Except the release on the SMOR poll said this…

“…only 13.2% of all white voters are still undecided.”

The poll’s sample was 70 percent white, which seems about right for a gubernatorial cycle without a high-profile Democrat draw for black voters in it. 13.2 percent of 70 percent comes to 9.24 percent of the vote Angelle could get without crossing racial lines.

And according to this poll some 6 percent of the vote is undecided black voters. One would figure at least half (3 percent) of those are likely to go to Edwards, and probably more like 2/3rds (4 percent) or 5/6ths (5 percent). That would put Edwards pretty close to 30 percent even if he had no white voters come to him out of the undecideds.

Angelle, in order to make the runoff, would have to steal voters from the other three candidates – and particularly Dardenne. But even if he got all of Dardenne’s vote he’d still have to get the majority of the undecideds to even get within striking distance of Edwards for the runoff.

A steep hill to climb, for certain.

But for Vitter, 38.1 percent makes him almost a mathematical certainty to make the runoff unless his campaign collapses, which nobody really thinks would happen to a battle-tested, heavily-financed veteran like he is. And if he were able to get half of the white undecided voters, he’d run over 40 percent in the primary.
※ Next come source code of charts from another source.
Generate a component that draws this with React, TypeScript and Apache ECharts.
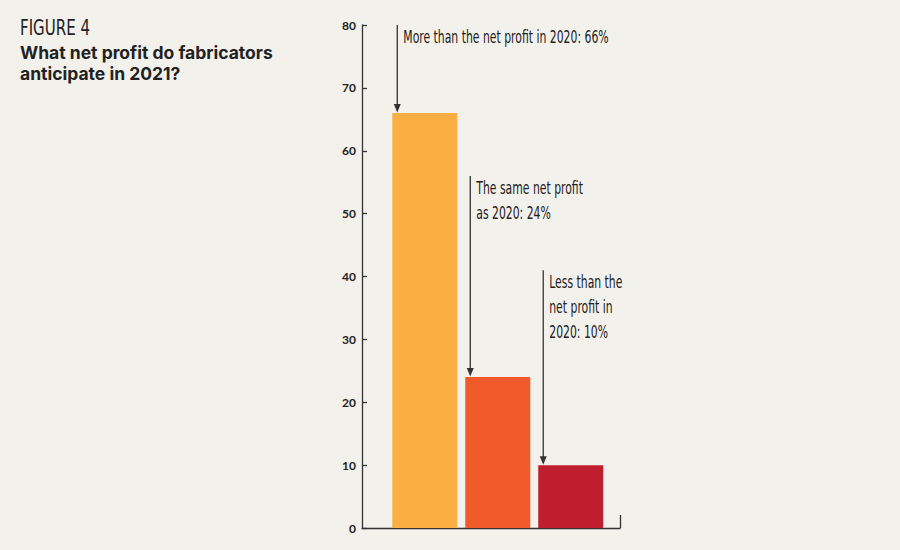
import React, { useEffect, useRef } from "react";
import * as echarts from "echarts";

// Survey answers, in the order the bars are drawn
const categories = ["More than 2020", "Same as 2020", "Less than 2020"];
const shares = [66, 24, 10];
const barColors = ["#FBAF43", "#F15A2B", "#BE1E2D"];

// Callout text for each bar and the axis value where its arrow starts
const calloutLines = [
  ["More than the net profit in 2020: 66%"],
  ["The same net profit", "as 2020: 24%"],
  ["Less than the", "net profit in", "2020: 10%"],
];
const calloutTops = [80, 56, 41];

const yMin = 0;
const yMax = 80;
const yStep = 10;

const titleKicker = "FIGURE 4";
const titleText = "What net profit do fabricators\nanticipate in 2021?";

const NARROW = '"Liberation Sans Narrow", "DejaVu Sans Condensed", sans-serif';
const INK = "#222222";
const BG = "#F2F1EC";

export default function App() {
  const ref = useRef<HTMLDivElement>(null);

  useEffect(() => {
    if (!ref.current) return;
    const chart = echarts.init(ref.current, null, { renderer: "svg" });

    const xMin = -0.86;
    const xMax = 2.675;

    chart.setOption({
      animation: false,
      backgroundColor: BG,
      grid: { left: 362, right: 280, top: 25, bottom: 22 },
      xAxis: {
        type: "value",
        min: xMin,
        max: xMax,
        axisLabel: { show: false },
        splitLine: { show: false },
        axisLine: { show: true, onZero: false, lineStyle: { color: "#333", width: 1.3 } },
        axisTick: {
          show: true,
          inside: true,
          length: 13,
          customValues: [xMax],
          lineStyle: { color: "#333", width: 1.3 },
        },
      },
      yAxis: {
        type: "value",
        min: yMin,
        max: yMax,
        interval: yStep,
        splitLine: { show: false },
        axisLine: { show: true, onZero: false, lineStyle: { color: "#333", width: 1.3 } },
        axisTick: { show: true, inside: true, length: 5, lineStyle: { color: "#333", width: 1.3 } },
        axisLabel: {
          color: INK,
          fontSize: 12,
          fontWeight: "bold",
          fontFamily: "Lato, sans-serif",
          margin: 6,
        },
      },
      graphic: [
        {
          type: "text",
          x: 20,
          y: 17,
          scaleX: 0.76,
          style: {
            text: titleKicker,
            fontFamily: NARROW,
            fontSize: 22,
            fill: INK,
          },
        },
        {
          type: "text",
          x: 20,
          y: 42,
          style: {
            text: titleText,
            fontFamily: "Inter, sans-serif",
            fontWeight: "bold",
            fontSize: 17.5,
            lineHeight: 21,
            fill: INK,
          },
        },
      ],
      series: [
        {
          type: "bar",
          name: "Share of fabricators",
          barWidth: 65,
          data: shares.map((v, i) => ({
            name: categories[i],
            value: [i, v],
            itemStyle: { color: barColors[i] },
          })),
        },
        {
          type: "custom",
          name: "Callouts",
          z: 5,
          clip: false,
          data: calloutTops.map((t, i) => [i, t, shares[i]]),
          renderItem: (params: any, api: any) => {
            const i = api.value(0);
            const top = api.coord([i, api.value(1)]);
            const end = api.coord([i, api.value(2)]);
            const ax = top[0] - 27.5;
            const lines = calloutLines[params.dataIndex];
            return {
              type: "group",
              children: [
                {
                  type: "line",
                  shape: { x1: ax, y1: top[1], x2: ax, y2: end[1] - 6 },
                  style: { stroke: "#333", lineWidth: 1.3 },
                },
                {
                  type: "polygon",
                  shape: {
                    points: [
                      [ax - 3.5, end[1] - 9],
                      [ax + 3.5, end[1] - 9],
                      [ax, end[1] - 0.5],
                    ],
                  },
                  style: { fill: "#333" },
                },
                {
                  type: "text",
                  x: ax + 6,
                  y: top[1] - 1,
                  scaleX: 0.71,
                  style: {
                    text: lines.join("\n"),
                    fontFamily: NARROW,
                    fontSize: 17,
                    lineHeight: 25,
                    fill: INK,
                    align: "left",
                    verticalAlign: "top",
                  },
                },
              ],
            };
          },
        },
      ],
    });

    return () => chart.dispose();
  }, []);

  return (
    <div
      ref={ref}
      style={{ position: "fixed", left: 0, top: 0, width: 900, height: 550, background: BG }}
    />
  );
}
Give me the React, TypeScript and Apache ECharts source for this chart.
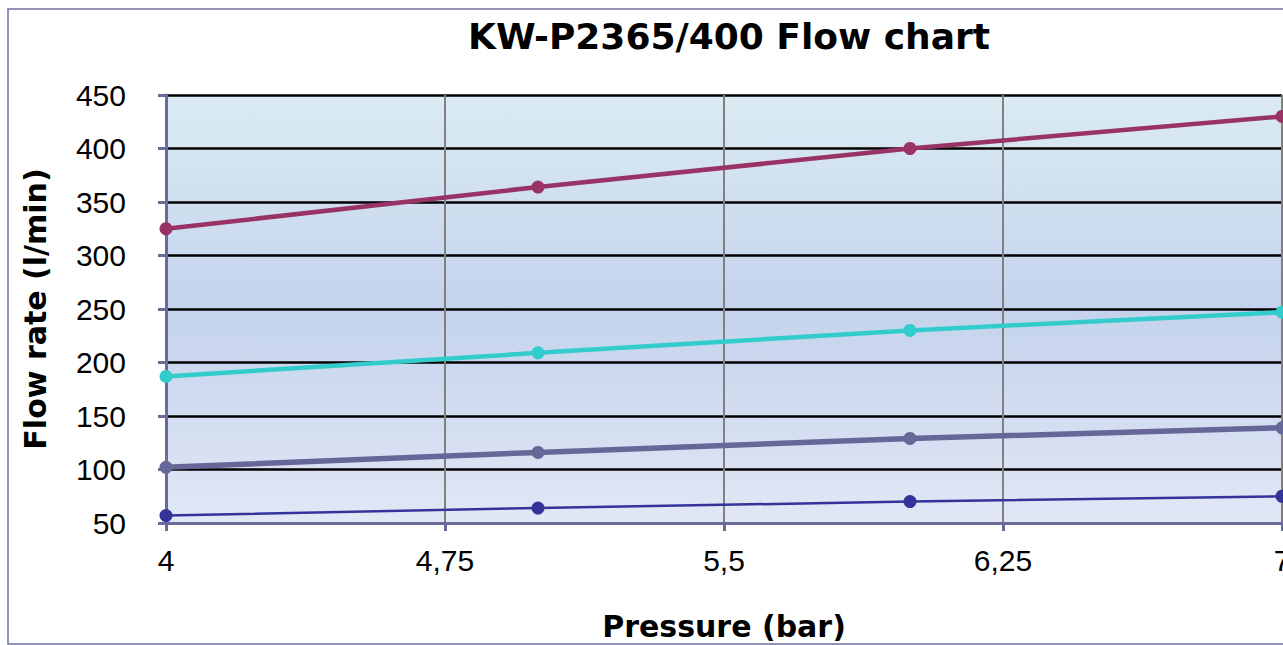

At 42 or so, he’d need to find eight percent out of the 21 currently going to Dardenne and Angelle, plus the other half of the white undecided voters – essentially a third of that number – to get over 50.

Not a steep hill to climb.

And what we come back to is this legislative session, which serves as a stiff drink for the 45 percent of the Louisiana electorate describing itself as conservative. That 45 percent is going to be not only the largest bloc of voters in the state, but fueled as it will be by outrage over the poor performance of the legislature and the current governor, it’s going to be the most engaged. And that plays into Vitter’s hands almost as if he’d written the script for the session.